= William de Chambre (chronicler) =

William de Chambre was a chronicler to whom Henry Wharton attributes the continuation of Robert de Graystanes' Historia Dunelmensis (History of Durham).

The "Continuation of Graystanes", which extends to 1571, survives in three manuscripts: one in the library of the dean and chapter of York Minster (xvi. i. 12 - perhaps from the library of Archbishop Tobias Matthew who was previously Dean of Durham); one in the British Museum (Cotton MS. Titus A, ii.); and one in the Bodleian Library at the University of Oxford (Fairfax MS. 6).

Wharton, who reprinted the work in his Anglia Sacra of 1691, attributed the entire History to de Chambre, on the basis that the Cotton manuscript contains a separate life of Richard de Bury ("Vita Ricardi"), which it says was "extracted from the History of Durham by William de Chambre". However, Antiquarian James Raine, who edited the works of Geoffrey of Coldingham, de Graystanes and de Chambre for publication by the Surtees Society in 1839, advanced that this did not establish that the entire work to 1571 was the work of de Chambre, and noted that in the York manuscript, the Vita Ricardi is written in a fourteen century hand, indicating that it must be the work of a fourteenth century, not a sixteenth century, author.

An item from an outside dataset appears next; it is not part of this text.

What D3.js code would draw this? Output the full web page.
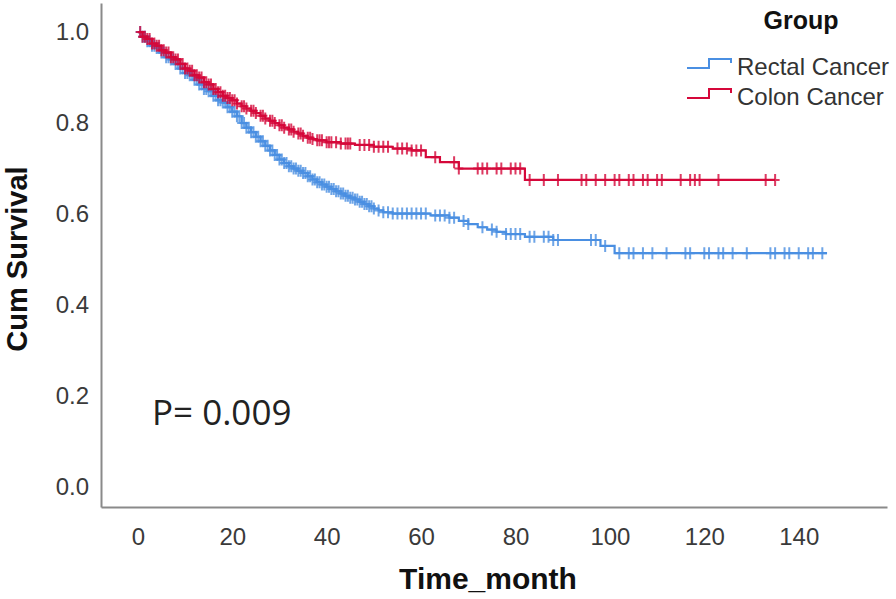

During the production of his 1839 edition, Raine discovered a 1365 corrody granting one Willielmus de l'Chambre the office of hall-marshall at Durham Priory, and suggested that it is "more than probable" that this is the same person as the author of the Vita Ricardi, confirming his fourteenth-century date; noting also that the writing attributed to de Chambre becomes notably less extensive after the early fifteenth century, a plausible lifespan for someone at the peak of his abilities in 1365.